[Corpora-List] POS-tagger maintenance and improvement
Francis Tyers
ftyers at prompsit.com
Thu Feb 26 20:33:45 UTC 2009
El jue, 26-02-2009 a las 17:45 +0000, Andras Kornai escribió:
> On Thu, Feb 26, 2009 at 08:29:53AM +0100, Francis Tyers wrote:
> > > assembled a large aligned Hungarian-English corpus (Hunglish, LDC2008T01)
> > > which is chock-full of copyrighted text, by the simple expedient of merging
> > > all text files in one and alphabetically sorting the sentences leaving a
> > > portion out, which makes it more labor-intensive to restore the original
> > > documents than keying them in. This method (blessed by the UPenn lawyers)
> >
> > Actually, I was thinking of doing something similar, but was lead to
> > believe that the text was still copyrighted... even if it was sorted and
> > thus couldn't be distributed under a free licence -- for example the BSD
> > or LGPL.
> >
> > Do you have by any chance a written statement from the UPenn lawyers
> > regarding this?
>
> They haven't provided a separate written statement (nor have we asked for
> one) but they did explain their reasoning. Let R be the copyright holder of
> some work, B be a potential buyer, and M be the maker of the corpus. The
> prime mover behind copyright cases is economic harm. As long as M sells
> copyrighted material, or even gives it away, M is taking away the reason of
> B to buy from the source that would pay royalties to R, so M is causing
> economic harm. Here it is clear that no harm is done, since the users of
> your corpus have not actually gained access to the copyrighted work and the
> corpus can't be exploited for pirate editions.

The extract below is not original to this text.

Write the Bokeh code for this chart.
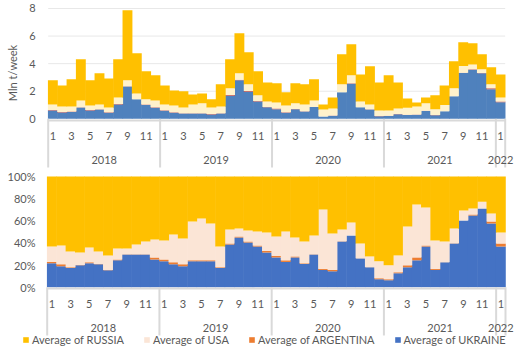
import numpy as np
from bokeh.plotting import figure
from bokeh.layouts import column
from bokeh.models import ColumnDataSource, Range1d, Legend, LegendItem
from bokeh.core.properties import value
from bokeh.embed import file_html
from bokeh.resources import INLINE

# ---------------- data ----------------
years = [2018] * 12 + [2019] * 12 + [2020] * 12 + [2021] * 12 + [2022]
months = list(range(1, 13)) * 4 + [1]
year_labels = ["2018", "2019", "2020", "2021", "2022"]

# top panel, Mln t/week
ukraine = [0.61, 0.46, 0.50, 0.82, 0.61, 0.68, 0.44, 1.04, 2.35, 1.41, 1.00, 0.80,
           0.58, 0.44, 0.38, 0.39, 0.39, 0.32, 0.38, 1.68, 2.79, 1.97, 1.26, 0.83,
           0.70, 0.44, 0.69, 0.53, 0.85, 0.16, 0.22, 1.92, 2.55, 0.83, 0.68, 0.19,
           0.20, 0.33, 0.27, 0.29, 0.57, 0.26, 0.54, 1.63, 3.33, 3.56, 3.31, 2.15,
           1.20]
argentina = [0.03, 0.04, 0.03, 0.01, 0.02, 0.01, 0.03, 0.03, 0.01, 0.01, 0.04, 0.04,
             0.04, 0.03, 0.02, 0.02, 0.02, 0.02, 0.02, 0.04, 0.04, 0.04, 0.03, 0.03,
             0.04, 0.03, 0.02, 0.02, 0.01, 0.01, 0.02, 0.01, 0.03, 0.01, 0.01, 0.02,
             0.03, 0.02, 0.03, 0.03, 0.02, 0.02, 0.01, 0.01, 0.01, 0.04, 0.01, 0.06,
             0.06]
usa = [0.40, 0.40, 0.37, 0.50, 0.34, 0.35, 0.35, 0.48, 0.43, 0.42, 0.37, 0.49,
       0.42, 0.50, 0.42, 0.63, 0.71, 0.48, 0.50, 0.49, 0.47, 0.49, 0.41, 0.40,
       0.45, 0.50, 0.41, 0.49, 0.47, 0.51, 0.51, 0.57, 0.57, 0.42, 0.35, 0.40,
       0.38, 0.40, 0.50, 0.58, 0.53, 0.42, 0.45, 0.57, 0.49, 0.33, 0.28, 0.29,
       0.29]
russia = [1.75, 1.52, 1.96, 2.99, 1.82, 2.26, 2.11, 2.77, 5.09, 2.91, 2.03, 1.82,
          1.38, 1.09, 1.17, 0.73, 0.72, 0.59, 1.60, 2.11, 2.91, 2.32, 1.74, 1.38,
          1.38, 0.95, 1.45, 1.46, 1.53, 0.36, 0.80, 2.18, 2.26, 1.96, 2.77, 2.03,
          2.54, 1.89, 0.68, 0.29, 0.43, 1.00, 1.42, 1.96, 1.72, 1.55, 1.08, 1.23,
          1.67]

# bottom panel, share in %
ukraine_pct = [21.6, 18.9, 17.4, 19.8, 21.6, 20.7, 15.3, 24.3, 29.6, 29.6, 29.6, 25.1,
               23.4, 20.7, 18.9, 23.4, 23.4, 23.4, 17.4, 38.6, 44.9, 40.4, 36.8, 31.4,
               26.9, 22.8, 26.9, 21.0, 29.6, 15.6, 14.4, 41.3, 46.7, 26.0, 18.0, 7.2,
               6.3, 12.6, 18.0, 24.3, 36.8, 15.6, 22.5, 39.5, 60.2, 64.7, 71.0, 57.5,
               36.8]
argentina_pct = [1.2, 1.8, 0.6, 0.2, 0.9, 0.3, 0.3, 0.8, 0.1, 0.1, 0.1, 1.8,
                 1.7, 1.8, 1.8, 0.9, 0.9, 0.9, 0.6, 0.9, 0.9, 0.9, 0.9, 1.2,
                 1.5, 1.5, 0.9, 0.6, 0.1, 0.9, 1.2, 0.1, 0.1, 0.1, 0.1, 0.9,
                 0.9, 0.9, 1.8, 2.6, 0.9, 0.9, 0.1, 0.1, 0.1, 0.9, 0.1, 1.8,
                 2.7]
usa_pct = [14.0, 17.0, 14.3, 11.4, 13.4, 11.3, 13.1, 9.9, 5.3, 8.9, 11.6, 16.2,
           17.1, 25.1, 23.3, 35.0, 37.7, 33.2, 18.8, 12.6, 7.2, 9.9, 12.6, 16.8,
           17.4, 26.0, 17.1, 19.7, 17.0, 53.6, 32.9, 10.7, 11.6, 13.4, 9.7, 15.3,
           12.6, 15.2, 35.0, 47.7, 34.2, 25.7, 18.7, 13.4, 8.9, 5.4, 6.1, 7.2,
           9.9]
russia_pct = [63.2, 62.3, 67.7, 68.6, 64.1, 67.7, 71.3, 65.0, 65.0, 61.4, 58.7, 56.9,
              57.8, 52.4, 56.0, 40.7, 38.0, 42.5, 63.2, 47.9, 47.0, 48.8, 49.7, 50.6,
              54.2, 49.7, 55.1, 58.7, 53.3, 29.9, 51.5, 47.9, 41.6, 60.5, 72.2, 76.6,
              80.2, 71.3, 45.2, 25.4, 28.1, 57.8, 58.7, 47.0, 30.8, 29.0, 22.8, 33.5,
              50.6]

top_ticks = [0, 2, 4, 6, 8]
top_tick_labels = ["0", "2", "4", "6", "8"]
pct_ticks = [0, 20, 40, 60, 80, 100]
pct_tick_labels = ["0%", "20%", "40%", "60%", "80%", "100%"]

series_names = ["Average of UKRAINE", "Average of ARGENTINA", "Average of USA", "Average of RUSSIA"]
top_colors = ["#4F81BD", "#C0504D", "#FFF2CC", "#FFC000"]
bot_colors = ["#4472C4", "#ED7D31", "#FBE5D6", "#FFC000"]

FONT = value("Lato")
TXT = "#595959"
SEP = "#D9D9D9"

n = len(months)
xc = [i + 0.5 for i in range(n)]
odd_x = [xc[i] for i in range(n) if months[i] % 2 == 1]
odd_lbl = [str(months[i]) for i in range(n) if months[i] % 2 == 1]
year_x, year_sep = [], [0]
for yl in year_labels:
    idx = [i for i in range(n) if str(years[i]) == yl]
    year_x.append((idx[0] + idx[-1] + 1) / 2)
    year_sep.append(idx[-1] + 1)


def base_fig(height, x0, x1, y0, y1):
    p = figure(width=531, height=height, x_range=Range1d(x0, x1), y_range=Range1d(y0, y1),
               output_backend="svg", toolbar_location=None, x_axis_type=None, y_axis_type=None,
               min_border=0, outline_line_color=None, background_fill_color="white")
    return p


# ---------------- top panel ----------------
pw1 = 9.327
p1 = base_fig(170, -47.7 / pw1, 49 + 26.3 / pw1, -3.75, 8.58)
src1 = ColumnDataSource(dict(x=xc, ukr=ukraine, arg=argentina, usa=usa, rus=russia))
# gridlines
p1.segment(x0=[0] * 4, x1=[n] * 4, y0=top_ticks[1:], y1=top_ticks[1:], line_color="#E8E8E8", line_width=1)
p1.vbar_stack(["ukr", "arg", "usa", "rus"], x="x", width=1.06, source=src1,
              fill_color=top_colors, line_color=None)
# axis line + separators
p1.segment(x0=[0], x1=[n], y0=[-0.12], y1=[-0.12], line_color=SEP, line_width=2)
p1.segment(x0=year_sep, x1=year_sep, y0=[0] * len(year_sep), y1=[-3.54] * len(year_sep),
           line_color=SEP, line_width=2)
p1.text(x=[-1.36] * 5, y=top_ticks, text=top_tick_labels, text_font=FONT, text_font_size="11px",
        text_color=TXT, text_align="right", text_baseline="middle")
p1.text(x=odd_x, y=[-1.28] * len(odd_x), text=odd_lbl, text_font=FONT, text_font_size="11px",
        text_color=TXT, text_align="center", text_baseline="middle")
p1.text(x=year_x, y=[-3.0] * len(year_x), text=year_labels, text_font=FONT, text_font_size="11px",
        text_color=TXT, text_align="center", text_baseline="middle")
p1.text(x=[-3.83], y=[3.32], text=["Mln t/week"], angle=np.pi / 2, text_font=FONT,
        text_font_size="11px", text_color=TXT, text_align="center", text_baseline="middle")

# ---------------- bottom panel ----------------
pw2 = 9.353
ps = 1.107
p2 = base_fig(184, -46.7 / pw2, 49 + 26 / pw2, -(184 - 116.7) / ps, 100 + 6 / ps)
src2 = ColumnDataSource(dict(x=xc, ukr=ukraine_pct, arg=argentina_pct, usa=usa_pct, rus=russia_pct))
rs = p2.vbar_stack(["ukr", "arg", "usa", "rus"], x="x", width=1.06, source=src2,
                   fill_color=bot_colors, line_color=None)
p2.segment(x0=[0], x1=[n], y0=[-1.2], y1=[-1.2], line_color=SEP, line_width=2)
p2.segment(x0=year_sep, x1=year_sep, y0=[0] * len(year_sep), y1=[-43.6] * len(year_sep),
           line_color=SEP, line_width=2)
p2.text(x=[-1.25] * 6, y=pct_ticks, text=pct_tick_labels, text_font=FONT, text_font_size="11px",
        text_color=TXT, text_align="right", text_baseline="middle")
p2.text(x=odd_x, y=[-15.6] * len(odd_x), text=odd_lbl, text_font=FONT, text_font_size="11px",
        text_color=TXT, text_align="center", text_baseline="middle")
p2.text(x=year_x, y=[-36.9] * len(year_x), text=year_labels, text_font=FONT, text_font_size="11px",
        text_color=TXT, text_align="center", text_baseline="middle")

legend = Legend(items=[LegendItem(label=series_names[k], renderers=[rs[k]]) for k in [3, 2, 1, 0]],
                orientation="horizontal", location=(22, 8), spacing=19, glyph_width=7, glyph_height=7,
                label_standoff=3, padding=0, margin=0, label_height=12,
                label_text_font="Lato", label_text_font_size="11px", label_text_color=TXT,
                border_line_color=None, background_fill_alpha=0)
p2.add_layout(legend)

layout = column(p1, p2, spacing=0)
open("out.html", "w").write(file_html(layout, INLINE))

This is good reasoning for fair use (which exists in some countries),
but see below.
> > Actually, I just looked up the licence agreement for the Hunglish
> > corpus:
> >
> > "1.2. User shall not publish, retransmit, display, redistribute,
> > reproduce or commercially exploit the Data in any form, except that User
> > may include limited excerpts from the Data in articles, reports and
> > other documents describing the results of User’s linguistic education
> > and research. "
> >
> > So I guess the answer to my question is no.
>
> This is the generic LDC policy,
Which is a standard restrictive "non commercial, research use only"
deal.
> and again it doesn't enjoin you from the
> main goal you'd want to use a corpus for, namely training and testing
> computational linguistic models. Whether using the trained system in a
> for-profit system would be infringing I'm not sure, IANAL. But the world is
> full of systems that were optimized on LDC corpora, probably because these
> works, form an economic standpoint, do not harm the copyright holders. From
> a legal standpoint I'm not sure, this may even depend on the laws of the
> country you are in, but in a large corpus the impact of any single work on
> training is so minimal that "de minimis non curat lex" is probably applicable.
It does not allow derivative works. So for example if I want to take the
corpus and add some fancy new markup to it, I could not redistribute it[1] under a
free software licence (BSD, LGPL, GPL, ...) for others to benefit.
Fran
1. For example put it in a public revision control system.